For anyone who knows what a Page is, this is actually embarrassingly obvious. Pages carry messages between people. That is made literal in some decks, such as Benebell Wen’s Spirit Keeper Tarot, where the Pages are Heralds and indicate a message from one of the elemental realms. For whatever reason, I didn’t think about what that could mean until searching for that outsider status found within the Page, Valet, and Princess. While not many Pages would have done a lot of inter-kingdom travel in historical reality, we can understand their movement as potentially carrying lessons between lands in the tarot, as the Princess does. And if you think of the Page as either an explorer or student, this breadth of experience and openness to new things makes perfect sense.

And if you look at the Linestrider Tarot Pages, you’ll see that that’s also captured in the Alice in Wonderland-like and Dorothy (of Oz-exploring fame)-like Pages of Pentacles and Cups.

Side note: The nuance of that power gets lost when the Pages are reconfigured to a family system as the Daughter, as is done in some tarot decks. (That could be one reason why I never liked the Wild Unknown Tarot, despite my absurd love for the Wild Unknown Archetypes and Animal Spirit decks.) In my classes and the Awaken the Court Cards workbook, I encourage retitling the cards as a fun exercise in defining and reconceptualizing what the cards might mean. Something like “Daughter” emphasizes the youth and femininity of the Pages, and it crystallizes the family dynamic, but I’m curious what value people find in the familial titles of Son and Daughter that help interpret those cards specifically.

So where does the astrology come in?

In the Golden Dawn structure of court card astrology, the Knights, Queens, and Princes all map to 30º of the zodiac. Between the twelve of them, they cover the whole thing. What’s left for the Princesses? T. Susan Chang and M. M. Meleen of the Fortune’s Wheelhouse podcast pointed me to the idea of the Princesses as spatial rather than temporal in astrological terms because they are also tied to the Aces, which are rooted at the North Pole. This, frankly, is confusing to me since I think of astrology as based in time and I have no idea how the North Pole works in astrology, but the emphasis on space reinforces that idea of the inter-kingdom traveler who is bringing fresh blood to the kingdom. 

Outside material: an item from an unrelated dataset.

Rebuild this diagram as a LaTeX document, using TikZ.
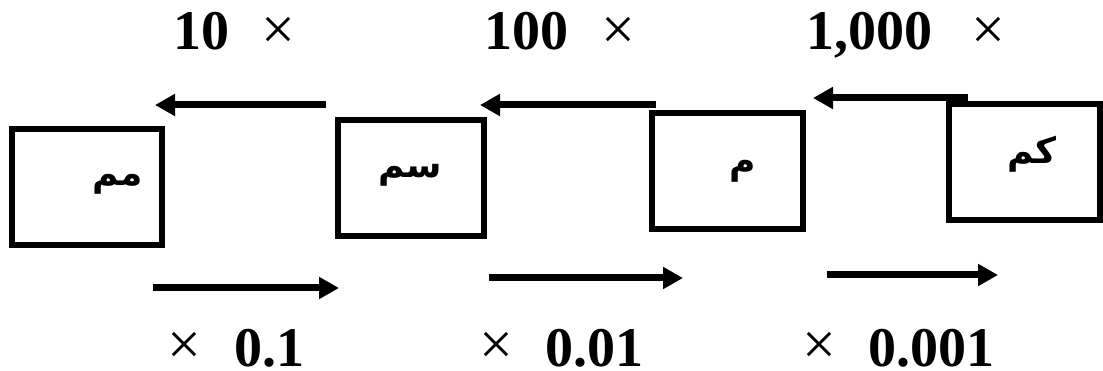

For me, the Princesses can be mapped to the four seasons, anchored in their element’s fixed sign to complement the Prince but bringing so much more to the table, carrying lessons from the cardinal sign before and the mutable sign after. For example, the Princess of Disks/Pentacles (earth) is anchored in Taurus (fixe earth), but includes Aries and Gemini as well. I’ve talked about other ways you might map the Pages/Princesses astrologically in my series on using astrology to better understand the minor arcana, but I don’t think they’re as interesting or coherent with the other interpretations.

So then what about their Shadow?

I love the idea of the shadows of the court as seen through their “shadow decans,” the 10º portion of their astrological coverage that comes from a different element. But in this model, the Page or Princess has no clear shadow: she has three full signs, not a lesser amount from one or another. In this way, perhaps, the Princess or Page is constantly exploring her shadow. She is as much from another land as she is from her “own” land, and either she has moved past that distinction of dominant or primary aspect and shadow aspect, or (young and exploratory as she is) she has yet to solidify and stabilize enough to make those kinds of distinctions.

If you want to do shadow work through a court card, but you aren’t sure where to start, you could always try awakening one of the Pages/Princesses and see where the journey takes you. As the court cards of earth, they are the most grounded and fertile for personal development.